TEROPONGNTT, KUPANG –“Karena itu, saya minta kepada para Kepala Desa untuk melarang agar keluarga miskin jangan lagi ada anak. Jika satu keluarga miskin tidak tambah anak lagi maka angka kemiskinan kita turun ke 18%. Saya mau dimarahi oleh siapapun, saya tidak repot.”
Hal ini diungkapkan oleh Bapak Gubernur NTT, Viktor Bungtilu Laiskodat (VBL) pada saat rapat kerja (Raker) bersama pemerintah TTS, Kamis 13 Februari lalu. Sehari sebelumnya, pernyataan yang mirip juga dikeluarkan oleh Wakil Gubernur (Wagub) NTT, Drs. Josef Nae Soi, M.M (JNS), “Stunting erat hubungannya dengan kemiskinan”.
Selanjutnya, Staf Ahli Gubernur NTT, Prof. Dr. Daniel D. Kameo (DDK) dalam opininya menulis, Jumlah Anggota Keluarga Miskin Menentukan Tinggi-Rendahnya Garis Kemiskinan Di NTT. Data terakhir dari BPS (Januari 2020) menujukkan bahwa jumlah penduduk miskin di NTT per September 2019 sebanyak 1.129.460 jiwa (20,62 persen), secara nasional Provinsi NTT masih tetap berada pada urutan provinsi ketiga termiskin di Indonesia secara presentasi setelah Provinsi Papua (26,55 persen) dan Papua Barat (21,51 persen).
Secara rata-rata data BPS menujukkan bahwa jumlah anggota per rumah tangga di NTT pada tahun 2019 adalah 4,6 orang. Namun demikian, rata-rata jumlah anggota rumah tangga keluarga miskin lebih tinggi yakni 5,8 atau sekitar 6 orang per rumah tangga. Artinya benar bahwa ada kaitan antara kemiskinan dan jumlah penduduk. Data dari BKKBN Provinsi NTT juga menunjukkan hal yang sama dimana tingkat kemiskinan terbanyak ada pada mereka yang memiliki anak yang banyak. Hal ini tentu membenarkan pernyataan Gubernur VBL yang melarang orang miskin untuk memiliki banyak anak.
Muara semua persoalan ada pada kemiskinan. Salah satu hal yang berhubungan langsung adalah jumlah anak. Rata-rata orang yang mampu secara ekonomi memiliki anak yang terencana dengan baik. Hal ini memudahkan mereka dalam memenuhi semua kebutuhan anak mulai dari kebutuhan dasar hingga pendidikan dan masa depan mereka.

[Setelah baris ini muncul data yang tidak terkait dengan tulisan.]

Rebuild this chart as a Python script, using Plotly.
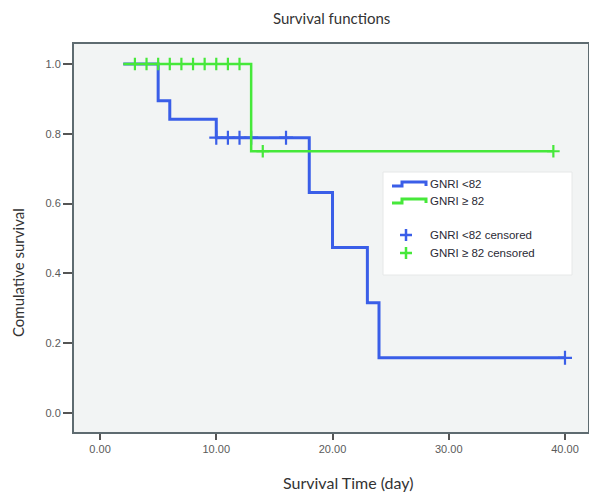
import plotly.graph_objects as go

# ---- data ----
blue_time = [2, 5, 6, 10, 18, 20, 23, 24, 40]
blue_surv = [1.0, 0.895, 0.842, 0.789, 0.632, 0.474, 0.316, 0.158, 0.158]
blue_cens_time = [10, 11, 12, 13, 16, 40]
blue_cens_surv = [0.789, 0.789, 0.789, 0.789, 0.789, 0.158]

green_time = [2, 13, 39]
green_surv = [1.0, 0.75, 0.75]
green_cens_time = [3, 4, 5, 6, 7, 8, 9, 10, 11, 12, 14, 39]
green_cens_surv = [1.0] * 10 + [0.75, 0.75]

x_ticks = [0, 10, 20, 30, 40]
x_tick_labels = ["0.00", "10.00", "20.00", "30.00", "40.00"]
y_ticks = [0.0, 0.2, 0.4, 0.6, 0.8, 1.0]
y_tick_labels = ["0.0", "0.2", "0.4", "0.6", "0.8", "1.0"]

legend_labels = ["GNRI <82", "GNRI \u2265 82", "GNRI <82 censored", "GNRI \u2265 82 censored"]

BLUE = "#3a5ee8"
GREEN = "#46e83a"

W, H = 589, 492
L, R, T, B = 74, 1, 44, 60
PW, PH = W - L - R, H - T - B


def px(x):
    return (x - L) / PW


def py(y):
    return (H - B - y) / PH


fig = go.Figure()

fig.add_trace(go.Scatter(x=blue_time, y=blue_surv, mode="lines", line=dict(color=BLUE, width=3, shape="hv"),
                         showlegend=False, hoverinfo="skip"))
fig.add_trace(go.Scatter(x=blue_cens_time, y=blue_cens_surv, mode="markers",
                         marker=dict(symbol="cross-thin", size=10, line=dict(color=BLUE, width=2.2)),
                         showlegend=False, hoverinfo="skip"))
fig.add_trace(go.Scatter(x=green_time, y=green_surv, mode="lines", line=dict(color=GREEN, width=2.5, shape="hv"),
                         showlegend=False, hoverinfo="skip"))
fig.add_trace(go.Scatter(x=green_cens_time, y=green_cens_surv, mode="markers",
                         marker=dict(symbol="cross-thin", size=9, line=dict(color=GREEN, width=2.2)),
                         showlegend=False, hoverinfo="skip"))

shapes = []
# legend box
shapes.append(dict(type="rect", xref="paper", yref="paper", x0=px(383), x1=px(572), y0=py(275), y1=py(172),
                   fillcolor="white", line=dict(color="#e6e8e8", width=1), layer="above"))


def step_path(x0, x1, x2, ylow, yhigh):
    return (f"M {px(x0)},{py(ylow)} L {px(x1)},{py(ylow)} L {px(x1)},{py(yhigh)} "
            f"L {px(x2)},{py(yhigh)} L {px(x2)},{py(ylow)}")


shapes.append(dict(type="path", xref="paper", yref="paper", path=step_path(392, 402, 426, 186, 182),
                   line=dict(color=BLUE, width=3), layer="above"))
shapes.append(dict(type="path", xref="paper", yref="paper", path=step_path(392, 402, 426, 203, 199),
                   line=dict(color=GREEN, width=3), layer="above"))
for cx, cy, col in [(406, 235, BLUE), (406, 253, GREEN)]:
    shapes.append(dict(type="line", xref="paper", yref="paper", x0=px(cx - 6), x1=px(cx + 6), y0=py(cy), y1=py(cy),
                       line=dict(color=col, width=2.5), layer="above"))
    shapes.append(dict(type="line", xref="paper", yref="paper", x0=px(cx), x1=px(cx), y0=py(cy - 6), y1=py(cy + 6),
                       line=dict(color=col, width=2.5), layer="above"))

annotations = []
for lab, yy in zip(legend_labels, [184, 201, 235, 253]):
    annotations.append(dict(text=lab, xref="paper", yref="paper", x=px(428), y=py(yy), xanchor="left",
                            yanchor="middle", showarrow=False,
                            font=dict(family="Liberation Sans, Arial", size=11.5, color="#2a2a35")))

annotations.append(dict(text="Survival functions", xref="paper", yref="paper", x=px(331), y=py(18),
                        xanchor="center", yanchor="middle", showarrow=False,
                        font=dict(family="Lato", size=15, color="#333333")))
annotations.append(dict(text="Survival Time (day)", xref="paper", yref="paper", x=px(348), y=py(482),
                        xanchor="center", yanchor="middle", showarrow=False,
                        font=dict(family="Lato", size=16, color="#333333")))
annotations.append(dict(text="Comulative survival", xref="paper", yref="paper", x=px(18), y=py(273),
                        xanchor="center", yanchor="middle", showarrow=False, textangle=-90,
                        font=dict(family="Lato", size=15, color="#333333")))

fig.update_layout(
    width=W, height=H,
    margin=dict(l=L, r=R, t=T, b=B, pad=0, autoexpand=False),
    paper_bgcolor="white",
    plot_bgcolor="#f2f4f4",
    showlegend=False,
    hovermode=False,
    shapes=shapes,
    annotations=annotations,
    xaxis=dict(range=[-2.24, 41.98], tickvals=x_ticks, ticktext=x_tick_labels, showgrid=False, zeroline=False,
               automargin=False,
               showline=True, mirror=True, linecolor="#5e6b70", linewidth=2, ticks="outside", ticklen=6,
               tickwidth=1.5, tickcolor="#555", tickfont=dict(family="Liberation Sans, Arial", size=11, color="#5a5a5a")),
    yaxis=dict(range=[-0.0544, 1.0573], tickvals=y_ticks, ticktext=y_tick_labels, showgrid=False, zeroline=False,
               automargin=False,
               showline=True, mirror=True, linecolor="#5e6b70", linewidth=2, ticks="outside", ticklen=9,
               tickwidth=1.5, tickcolor="#555", tickfont=dict(family="Liberation Sans, Arial", size=11, color="#5a5a5a")),
)

fig.write_html("out.html", config={"displayModeBar": False},
               post_script="document.body.style.margin='0';document.body.style.overflow='hidden';")
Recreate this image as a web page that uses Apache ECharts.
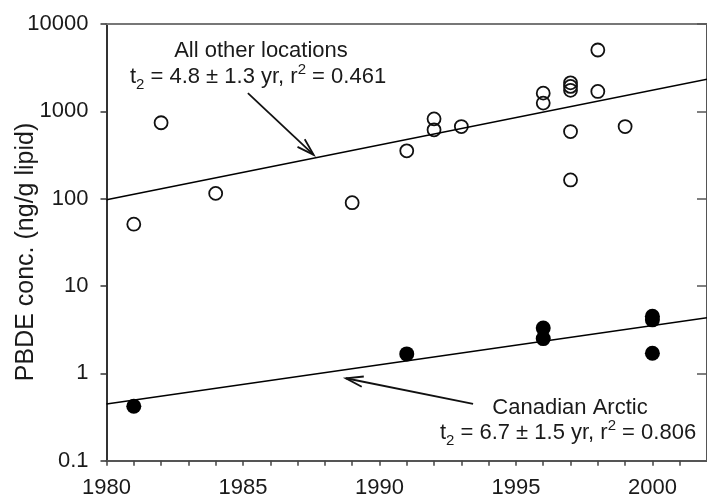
<!DOCTYPE html>
<html>
<head>
<meta charset="utf-8">
<script src="https://cdn.jsdelivr.net/npm/echarts@6/dist/echarts.min.js"></script>
<style>
  html, body { margin: 0; padding: 0; background: #fff; }
  #chart { width: 707px; height: 499px; }
</style>
</head>
<body>
<div id="chart"></div>
<script>
// PBDE concentrations over time (ng/g lipid)
const otherYears = [1981, 1982, 1984, 1989, 1991, 1992, 1992, 1993, 1996, 1996, 1997, 1997, 1997, 1997, 1997, 1998, 1998, 1999];
const otherConc  = [51, 740, 115, 90, 353, 820, 614, 670, 1616, 1242, 2120, 1930, 1740, 587, 164, 5040, 1690, 670];

const arcticYears = [1981, 1991, 1996, 1996, 2000, 2000, 2000];
const arcticConc  = [0.42, 1.67, 3.3, 2.5, 4.5, 4.1, 1.7];

// Log-linear regression lines, evaluated at the ends of the year range
const trendYears  = [1980, 2002];
const trendOther  = [97, 2330];
const trendArctic = [0.446, 4.34];

// Annotation arrows: [fromYear, fromConc, toYear, toConc]
const arrowOther  = [1985.18, 1617, 1987.59, 318];
const arrowArctic = [1993.43, 0.446, 1988.77, 0.879];

const yTicks = [0.1, 1, 10, 100, 1000, 10000];
const xLabelStep = 5;

const FONT = 'Liberation Sans, Arial, Helvetica, sans-serif';
const TEXT = '#1a1a1a';

const zip = (xs, ys) => xs.map((x, i) => [x, ys[i]]);

const chart = echarts.init(document.getElementById('chart'), null, { renderer: 'canvas' });

function arrowItem(params, api) {
  const p0 = api.coord([api.value(0), api.value(1)]);
  const p1 = api.coord([api.value(2), api.value(3)]);
  const ang = Math.atan2(p0[1] - p1[1], p0[0] - p1[0]);
  const len = 18, spread = 17 * Math.PI / 180;
  const h1 = [p1[0] + len * Math.cos(ang + spread), p1[1] + len * Math.sin(ang + spread)];
  const h2 = [p1[0] + len * Math.cos(ang - spread), p1[1] + len * Math.sin(ang - spread)];
  const style = { stroke: '#111', lineWidth: 1.8, fill: null };
  return {
    type: 'group',
    children: [
      { type: 'line', shape: { x1: p0[0], y1: p0[1], x2: p1[0], y2: p1[1] }, style },
      { type: 'polyline', shape: { points: [h1, p1, h2] }, style }
    ]
  };
}

const main = { fontSize: 22, fontFamily: FONT, color: TEXT, lineHeight: 30 };
const rich = {
  a: main,
  sub: { fontSize: 15, fontFamily: FONT, color: TEXT, lineHeight: 12, verticalAlign: 'bottom' },
  sup: { fontSize: 15, fontFamily: FONT, color: TEXT, lineHeight: 14, verticalAlign: 'top' }
};
const stat = (t, err, r2) => `{a|t}{sub|2}{a| = ${t} ± ${err} yr, r}{sup|2}{a| = ${r2}}`;

const option = {
  animation: false,
  backgroundColor: '#fff',
  grid: { left: 106.5, right: -8.5, top: 24, bottom: 38.3, containLabel: false },
  xAxis: [
    {
      type: 'value', position: 'bottom', min: 1980, max: 2002, interval: 1,
      axisLine: { show: true, lineStyle: { color: '#555', width: 2 } },
      axisTick: { show: true, inside: false, length: 5, lineStyle: { color: '#444', width: 1.5 } },
      axisLabel: {
        fontSize: 22, fontFamily: FONT, color: TEXT, margin: 16,
        showMaxLabel: false,
        formatter: v => (v % xLabelStep === 0 ? String(v) : '')
      },
      splitLine: { show: false }
    },
    {
      type: 'value', position: 'top', min: 1980, max: 2002, interval: 1,
      axisLine: { show: true, lineStyle: { color: '#777', width: 2.2 } },
      axisTick: { show: false }, axisLabel: { show: false }, splitLine: { show: false }
    }
  ],
  yAxis: [
    {
      type: 'log', logBase: 10, position: 'left', min: yTicks[0], max: yTicks[yTicks.length - 1],
      axisLine: { show: true, lineStyle: { color: '#333', width: 2 } },
      axisTick: { show: true, inside: false, length: 6, lineStyle: { color: '#333', width: 1.5 } },
      axisLabel: {
        fontSize: 22, fontFamily: FONT, color: TEXT, margin: 18,
        formatter: v => String(Number(v.toPrecision(3)))
      },
      splitLine: { show: false }
    },
    {
      type: 'log', logBase: 10, position: 'right', min: yTicks[0], max: yTicks[yTicks.length - 1],
      axisLine: { show: true, lineStyle: { color: '#555', width: 2 } },
      axisTick: { show: true, inside: true, length: 10, lineStyle: { color: '#555', width: 1.5 } },
      axisLabel: { show: false }, splitLine: { show: false }
    }
  ],
  series: [
    {
      name: 'All other locations trend', type: 'line', xAxisIndex: 0, yAxisIndex: 0,
      data: zip(trendYears, trendOther), symbol: 'none',
      lineStyle: { color: '#000', width: 1.6 }, silent: true
    },
    {
      name: 'Canadian Arctic trend', type: 'line', xAxisIndex: 0, yAxisIndex: 0,
      data: zip(trendYears, trendArctic), symbol: 'none',
      lineStyle: { color: '#000', width: 1.6 }, silent: true
    },
    {
      name: 'All other locations', type: 'scatter', xAxisIndex: 0, yAxisIndex: 0,
      data: zip(otherYears, otherConc), symbol: 'circle', symbolSize: 13,
      itemStyle: { color: 'rgba(0,0,0,0)', borderColor: '#111', borderWidth: 1.8, opacity: 1 }
    },
    {
      name: 'Canadian Arctic', type: 'scatter', xAxisIndex: 0, yAxisIndex: 0,
      data: zip(arcticYears, arcticConc), symbol: 'circle', symbolSize: 15,
      itemStyle: { color: '#000', opacity: 1 }
    },
    {
      name: 'annotation arrows', type: 'custom', xAxisIndex: 0, yAxisIndex: 0,
      renderItem: arrowItem, data: [arrowOther, arrowArctic], silent: true
    }
  ],
  graphic: [
    {
      type: 'text', x: 26, y: 252, rotation: Math.PI / 2,
      style: { text: 'PBDE conc. (ng/g lipid)', font: `25px ${FONT}`, fill: TEXT, align: 'center', verticalAlign: 'middle' }
    },
    {
      type: 'text', x: 261, y: 50.5,
      style: { text: 'All other locations', font: `22px ${FONT}`, fill: TEXT, align: 'center', verticalAlign: 'middle' }
    },
    {
      type: 'text', x: 258, y: 77,
      style: { text: stat('4.8', '1.3', '0.461'), rich, font: `22px ${FONT}`, fill: TEXT, align: 'center', verticalAlign: 'middle' }
    },
    {
      type: 'text', x: 570, y: 407.5,
      style: { text: 'Canadian Arctic', font: `22px ${FONT}`, fill: TEXT, align: 'center', verticalAlign: 'middle' }
    },
    {
      type: 'text', x: 568, y: 433,
      style: { text: stat('6.7', '1.5', '0.806'), rich, font: `22px ${FONT}`, fill: TEXT, align: 'center', verticalAlign: 'middle' }
    }
  ]
};

chart.setOption(option);
</script>
</body>
</html>
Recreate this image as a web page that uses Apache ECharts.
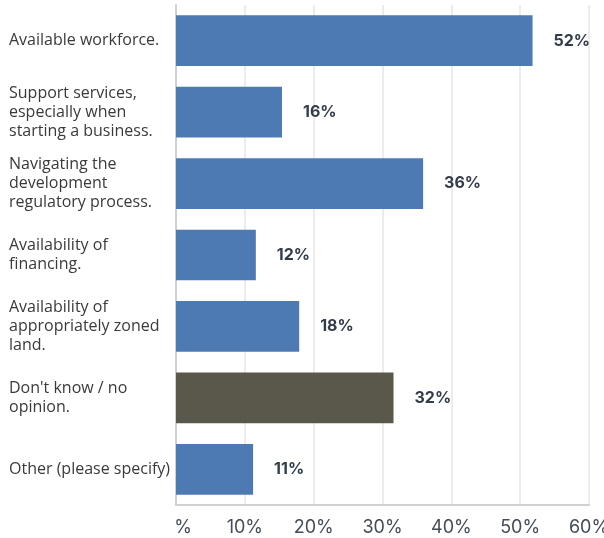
<!DOCTYPE html>
<html><head><meta charset="utf-8">
<script src="https://cdn.jsdelivr.net/npm/echarts@6/dist/echarts.min.js"></script>
<style>html,body{margin:0;padding:0;background:#fff}#c{width:604px;height:538px}</style>
</head><body><div id="c"></div>
<script>
const categories = [
  "Available workforce.",
  "Support services,\nespecially when\nstarting a business.",
  "Navigating the\ndevelopment\nregulatory process.",
  "Availability of\nfinancing.",
  "Availability of\nappropriately zoned\nland.",
  "Don't know / no\nopinion.",
  "Other (please specify)"
];
const values = [51.8, 15.4, 35.9, 11.6, 17.9, 31.6, 11.2];
const valueLabels = ["52%", "16%", "36%", "12%", "18%", "32%", "11%"];
const barColors = ["#4e7ab4", "#4e7ab4", "#4e7ab4", "#4e7ab4", "#4e7ab4", "#5a584a", "#4e7ab4"];
const tickLabels = ["%", "10%", "20%", "30%", "40%", "50%", "60%"];

const chart = echarts.init(document.getElementById('c'));
chart.setOption({
  animation: false,
  grid: { left: 176, right: 15, top: 5, bottom: 33, outerBoundsMode: 'none', containLabel: false },
  xAxis: {
    type: 'value', min: 0, max: 60, interval: 10,
    axisLine: { show: true, lineStyle: { color: '#d0d0d0', width: 2 } },
    axisTick: { show: false },
    splitLine: { lineStyle: { color: '#ececec', width: 2 } },
    axisLabel: {
      margin: 14,
      color: '#444c56', fontFamily: 'Inter', fontSize: 18,
      formatter: function (v) {
        const s = tickLabels[Math.round(v / 10)];
        return v === 0 ? '{z|' + s + '}' : s;
      },
      rich: { z: { padding: [0, 0, 0, 14], color: '#444c56', fontFamily: 'Inter', fontSize: 18 } }
    }
  },
  yAxis: {
    type: 'category', data: categories, inverse: true,
    axisLine: { show: true, lineStyle: { color: '#d0d0d0', width: 2 } },
    axisTick: { show: false },
    axisLabel: {
      align: 'left', margin: 167,
      color: '#3a3a3a', fontFamily: 'Open Sans', fontSize: 16, lineHeight: 19
    }
  },
  series: [{
    type: 'bar',
    data: values.map((v, i) => ({ value: v, itemStyle: { color: barColors[i] } })),
    barCategoryGap: '29%',
    label: {
      show: true, position: 'right', distance: 21,
      color: '#333d4a', fontFamily: 'Inter', fontWeight: 'bold', fontSize: 16,
      formatter: p => valueLabels[p.dataIndex]
    }
  }]
});
</script></body></html>
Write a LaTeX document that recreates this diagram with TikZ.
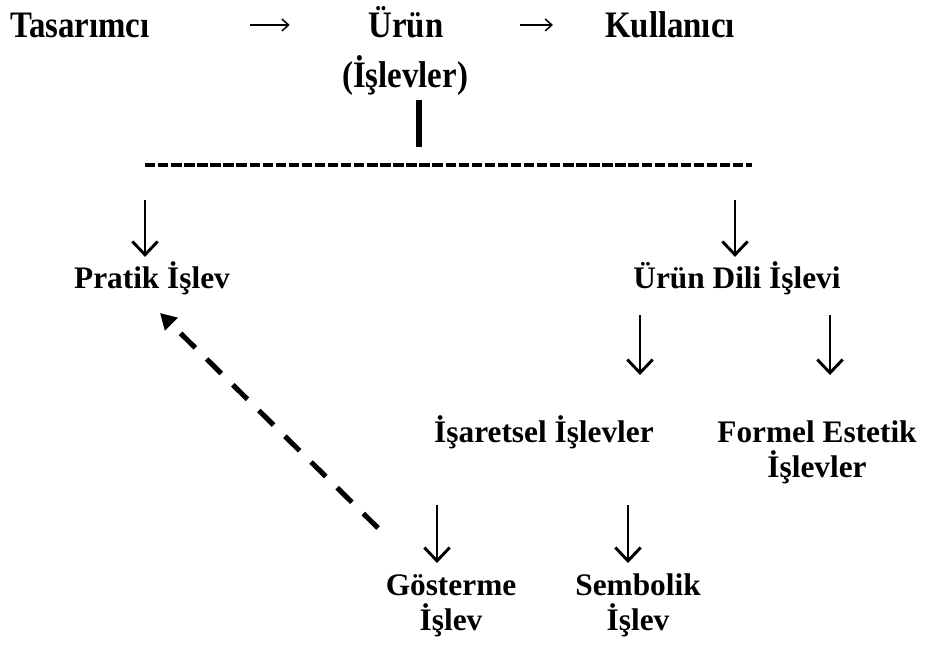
\documentclass[tikz,border=0pt]{standalone}
\usepackage{fontspec}
\setmainfont{Liberation Serif}
\newfontfamily\headfont{Liberation Serif}[FakeStretch=0.88]
\usetikzlibrary{arrows.meta}
\begin{document}
\begin{tikzpicture}[x=0.75pt,y=-0.75pt,
  lbl/.style={font=\bfseries\fontsize{23.5}{26}\selectfont, inner sep=0pt, anchor=base, align=center},
  headlbl/.style={font=\headfont\bfseries\fontsize{28}{30}\selectfont, inner sep=0pt, anchor=base},
  toparr/.style={line width=1.1pt, -{Straight Barb[length=5pt,width=9pt]}},
  darr/.style={line width=2.2pt, -{Straight Barb[length=10pt,width=19pt]}},
  dasharr/.style={line width=3.8pt, dash pattern=on 15.5pt off 12pt, -{Triangle[length=12pt,width=13pt]}},
  hdash/.style={line width=2.4pt, dash pattern=on 7.8pt off 2pt},
  bar/.style={line width=3.8pt}]
  \useasboundingbox (0,0) rectangle (930,644);

  % top row: designer -> product -> user
  \node[headlbl] (tas)  at (80,37)  {Tasarımcı};
  \node[headlbl] (urun) at (406,37) {Ürün};
  \node[headlbl] (kul)  at (670,37) {Kullanıcı};
  \node[headlbl] (isl)  at (405,87) {(İşlevler)};
  \draw[toparr, shorten <=75pt, shorten >=59pt] (tas.east) -- (tas.east -| urun.west);
  \draw[toparr, shorten <=57pt, shorten >=39pt] (tas.east -| urun.east) -- (tas.east -| kul.west);

  % bar and dashed rule
  \coordinate (bartop) at (419,100);
  \coordinate (barbot) at (419,147);
  \coordinate (dl) at (145,165);
  \coordinate (dr) at (752,165);
  \draw[bar] (bartop) -- (barbot);
  \draw[hdash] (dl) -- (dr);

  % second level
  \node[lbl] (prat) at (152,288) {Pratik İşlev};
  \node[lbl] (udi)  at (737,288) {Ürün Dili İşlevi};
  \coordinate (a1) at (145,200);
  \coordinate (a2) at (735,200);
  \draw[darr, shorten >=3pt] (a1) -- (a1 |- prat.north);
  \draw[darr, shorten >=3pt] (a2) -- (a2 |- udi.north);

  % third level
  \node[lbl] (isr) at (544,442) {İşaretsel İşlevler};
  \node[lbl] (fes) at (817,477) {Formel Estetik\\İşlevler};
  \coordinate (a3) at (640,315);
  \coordinate (a3e) at (640,375);
  \coordinate (a4) at (830,315);
  \coordinate (a4e) at (830,375);
  \draw[darr] (a3) -- (a3e);
  \draw[darr] (a4) -- (a4e);

  % fourth level
  \node[lbl] (gos) at (451,630) {Gösterme\\İşlev};
  \node[lbl] (sem) at (638,630) {Sembolik\\İşlev};
  \coordinate (a5) at (437,505);
  \coordinate (a5e) at (437,563);
  \coordinate (a6) at (628,505);
  \coordinate (a6e) at (628,563);
  \draw[darr] (a5) -- (a5e);
  \draw[darr] (a6) -- (a6e);

  % dashed link back to the practical function
  \coordinate (dtail) at (378,528);
  \coordinate (dtip) at (160,313);
  \draw[dasharr] (dtail) -- (dtip);
\end{tikzpicture}
\end{document}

Berbeda dengan masyarakat miskin, mereka tidak memiliki pengetahuan yang mumpuni mengenai hal ini. Intinya bisa hidup saja sudah cukup. Hal ini yang harus diluruskan. Hal ini yang terus disasar oleh Rektor Universitas Citra Bangsa (UCB), Dr. Jeffrey Jap., drg.M.Kes (JJ). Secara teori dan kajian akademis, persoalan stunting, kematian ibu dan bayi, kemiskinan dan jumlah anak memiliki hubungan yang saling mempengaruhi.
“Pada titik ini kami institusi pendidikan kesehatan berdiri pada garda paling depan. Kami terus mengkampanyekan isu-isu kependudukan dan KB secara terstruktur dalam kurikulum dan masif dalam pengabdian kepada masyarakat. Sejak 2013 kami telah berkomitmen memberikan pelayanan akseptor kepada seluruh masyarakat dengan tagline 1000 akseptor. Saat ini kami telah melayani lebih dari 9000 akseptor dan mere-launching program kami menjadi 10.000 akseptor. Inilah kontribusi nyata kami untuk mengatasi persoalan ini,” demikian pernyataan Rektor yang dikenal dengan “Pejuang Akseptor” ini.